Bu yüzden kim kötüymüş, kim ne yapmış, çok fazla kafanı yormadan, hayat oyununda kendi zaman döngüde geçmelisin. Gerçek özgürlük burada başlıyor.
Siyah piyonlar: Senin dış dünyana bakarak üzülmeni, öfkelenmeni, nefret etmeni, korkmanı, suçlu hissetmeni istiyor. Yani duygularını, dış dünyadaki olaylara göre ayarlamanı istiyor. Yargılamanı, kaygılanmanı hatta hırçınlaşmanı istiyor. Bunun için eğitim, medya, sinema, para düzeni, propaganda ve Edward Bernays’in öğrettiği her türlü yöntemi bu duyguları uyandırmak için kullanıyorlar. O zaman, onların zaman döngüsünde hapis kalacaksın. Onların istekleri gerçekleşecek. Sen ise bir kurban olacaksın.

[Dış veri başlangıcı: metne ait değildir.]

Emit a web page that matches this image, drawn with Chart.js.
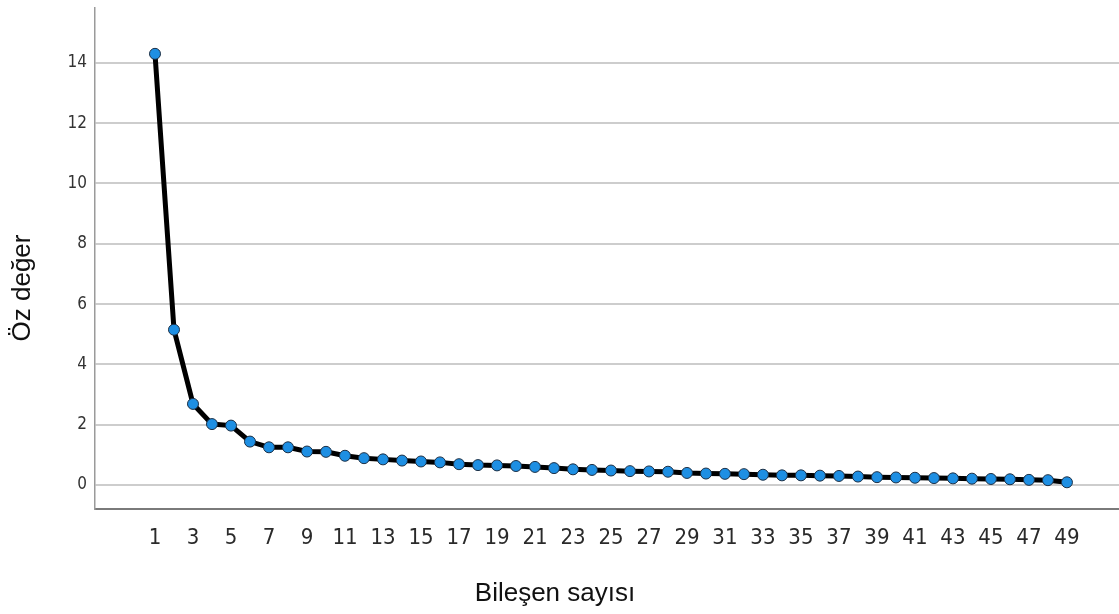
<!DOCTYPE html>
<html>
<head>
<meta charset="utf-8">
<script src="https://cdn.jsdelivr.net/npm/chart.js@4"></script>
<style>
    html, body { margin: 0; padding: 0; background: #ffffff; }
    #screeChart { display: block; }
</style>
</head>
<body>
<canvas id="screeChart" width="1119" height="614"></canvas>
<script>
// Component numbers and their eigenvalues
const components = [
    1, 2, 3, 4, 5, 6, 7, 8, 9, 10, 11, 12, 13, 14, 15, 16, 17, 18, 19, 20,
    21, 22, 23, 24, 25, 26, 27, 28, 29, 30, 31, 32, 33, 34, 35, 36, 37, 38, 39, 40,
    41, 42, 43, 44, 45, 46, 47, 48, 49
];
const eigenvalues = [
    14.3, 5.15, 2.69, 2.02, 1.97, 1.44, 1.25, 1.25, 1.11, 1.10,
    0.97, 0.89, 0.85, 0.81, 0.78, 0.75, 0.69, 0.66, 0.65, 0.63,
    0.60, 0.56, 0.52, 0.50, 0.48, 0.46, 0.45, 0.44, 0.40, 0.38,
    0.37, 0.36, 0.34, 0.32, 0.32, 0.31, 0.30, 0.28, 0.26, 0.25,
    0.24, 0.23, 0.22, 0.21, 0.20, 0.19, 0.17, 0.16, 0.09
];
// Tick labels
const xTickValues = [1, 3, 5, 7, 9, 11, 13, 15, 17, 19, 21, 23, 25, 27, 29, 31, 33, 35, 37, 39, 41, 43, 45, 47, 49];
const yTickValues = [0, 2, 4, 6, 8, 10, 12, 14];
const xTitle = 'Bileşen sayısı';
const yTitle = 'Öz değer';

const narrowFont = '"Liberation Sans Narrow", "Arial Narrow", "DejaVu Sans Condensed", "Liberation Sans", sans-serif';

// Draw the axis titles where SPSS puts them
const axisTitles = {
    id: 'axisTitles',
    afterDraw(chart) {
        const ctx = chart.ctx;
        ctx.save();
        ctx.fillStyle = '#111111';
        ctx.font = '26px "Liberation Sans", Arial, sans-serif';
        ctx.textAlign = 'center';
        ctx.textBaseline = 'middle';
        ctx.fillText(xTitle, 555, 594);
        ctx.translate(23, 288);
        ctx.rotate(-Math.PI / 2);
        ctx.fillText(yTitle, 0, 0);
        ctx.restore();
    }
};

document.addEventListener("DOMContentLoaded", function () {
    const ctx = document.getElementById('screeChart').getContext('2d');
    const points = components.map((c, i) => ({ x: c, y: eigenvalues[i] }));

    new Chart(ctx, {
        type: 'line',
        data: {
            datasets: [{
                data: points,
                borderColor: '#000000',
                borderWidth: 5,
                backgroundColor: '#1e8fe3',
                pointBackgroundColor: '#1e8fe3',
                pointBorderColor: '#1b2f45',
                pointBorderWidth: 1,
                pointRadius: 5.5,
                tension: 0
            }]
        },
        options: {
            responsive: false,
            animation: false,
            devicePixelRatio: 1,
            layout: { autoPadding: false, padding: { top: 8, right: 0, left: 0, bottom: 0 } },
            plugins: {
                legend: { display: false },
                tooltip: { enabled: false }
            },
            scales: {
                x: {
                    type: 'linear',
                    min: -2.158,
                    max: 51.74,
                    afterBuildTicks: (axis) => {
                        axis.ticks = xTickValues.map(v => ({ value: v }));
                    },
                    afterFit: (axis) => {
                        axis.height = 105;
                        axis.paddingLeft = 0;
                        axis.paddingRight = 0;
                    },
                    grid: { display: false, drawTicks: false },
                    border: { display: true, color: '#7a7a7a', width: 2 },
                    ticks: {
                        autoSkip: false,
                        maxRotation: 0,
                        padding: 16,
                        color: '#2a2a2a',
                        font: { family: narrowFont, size: 22 }
                    }
                },
                y: {
                    min: -0.796,
                    max: 15.82,
                    afterBuildTicks: (axis) => {
                        axis.ticks = yTickValues.map(v => ({ value: v }));
                    },
                    afterFit: (axis) => {
                        axis.width = 95;
                        axis.paddingTop = 0;
                        axis.paddingBottom = 0;
                    },
                    grid: { color: '#cdcdcd', lineWidth: 2, drawTicks: false },
                    border: { display: true, color: '#9a9a9a', width: 1.5 },
                    ticks: {
                        padding: 8,
                        color: '#333333',
                        font: { family: narrowFont, size: 17 }
                    }
                }
            }
        },
        plugins: [axisTitles]
    });
});
</script>
</body>
</html>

Beyaz piyonlar: Dış dünyada ne olursa olsun, kendi içine dönüp, sevgi, saygı, şükür, güven, huzur, coşku ve haz duygularında kalmanı istiyor. Kimseyi yargılama, onların Allah ile olan anlaşmalarını bilemezsin, hiçbir ruhun dersini sen anlayamazsın diyor. Çünkü dış dünyanı bu duygular şekillendirir. Önce duygunu frekansını düzelt, sonra olaylar düzelir ve özgürce kendi cennetini yaratırsın diyor.
Bu çok yorucu bir yolculuktur. Bilin! Ama vaz geçmeyin.
Yüksek Frekanslı Olaylar Zincirinde Diğer İnsanlara Ne Olur?
Herkes, seninle birlikte, yeni akışında var olacaktır. Ancak, seninle olan ilişkisi değişecektir. Hem de iyi yönde…
Örneğin, narsist olduğunu anladığın bir anneyle doğdun. 100 frekans bandında sana eziyet ederken, 300 bandında seninle onun arasına bir mesafe konmaya başlanır. Fazla görüşmezsiniz. Ama 500 bandında, aynı anne, kurban olarak başkasını seçer ve seni tamamen özgür bırakarak huzur verebilir. Burada anne değişmemiştir ancak artık sen kurban değilsin. Ve sana davranışı değişmiştir.
Bir daha düşünelim: kötülerle dolu dünyada nasıl güvende kalacağız?
ALLAH BİZİ NASIL KORUYOR?
Tamamen yüksek frekansa gelmemizi bekliyor. O zaman katil yanımızdan geçer ama bizi görmez. Hırsız bizim malımızı çalmaz.
Bunu bir buz gibi hayal et. Buzu, kaynar suya atarsan erir. Buz olarak kalamaz. Aynı şekilde, düşük frekanslı bir olay ya da kişi, sen frekansını yüksek tutmaya devam ettikçe değişmeye mahkumdur. Kötü olarak kalamaz. Ya ışığa dönüşmek zorunda, ya da senden uzaklaşarak gitmek zorunda. İşte buna KORUMA KALKANI diyoruz.
Allah’ın koruması böyle bir güçtür. Güvenmeyi öğrenmesi gereken sensin.
ŞİFA da aynı şekilde oluşur. Frekans düştükçe, oluşan geometrik şekiller, kutsallıktan, mükemmellikten ve simetriden uzaklaşır. Çirkin, ucube bir görüntü alır ve kendini kopyalamaya başlar. Hastalıklar böyle oluşur. Ancak, frekans yükseldikçe, geometrik şekiller kutsal, mükemmel simetride mandalalara dönüşür ki bu da şifalanmak demektir.
Allah, yüksek frekans ile ulaşılabilecek bir Yüceliktedir. Ama her daim kalbimizdedir. Neden? Çünkü HeartMath Institute’un da ölçtüğü gibi, kalbimizden her zaman 528 Herz yayılır. Her zaman. Yeter ki kalbimizi kapatmayalım. Onun sesini duyabilelim. Dualarımızı da içsel frekansımızı yükselterek yapalım. Çok daha kolay sonuç alacağız.
528 herz aynı zamanda DNA’nın değişimi için kapı açar.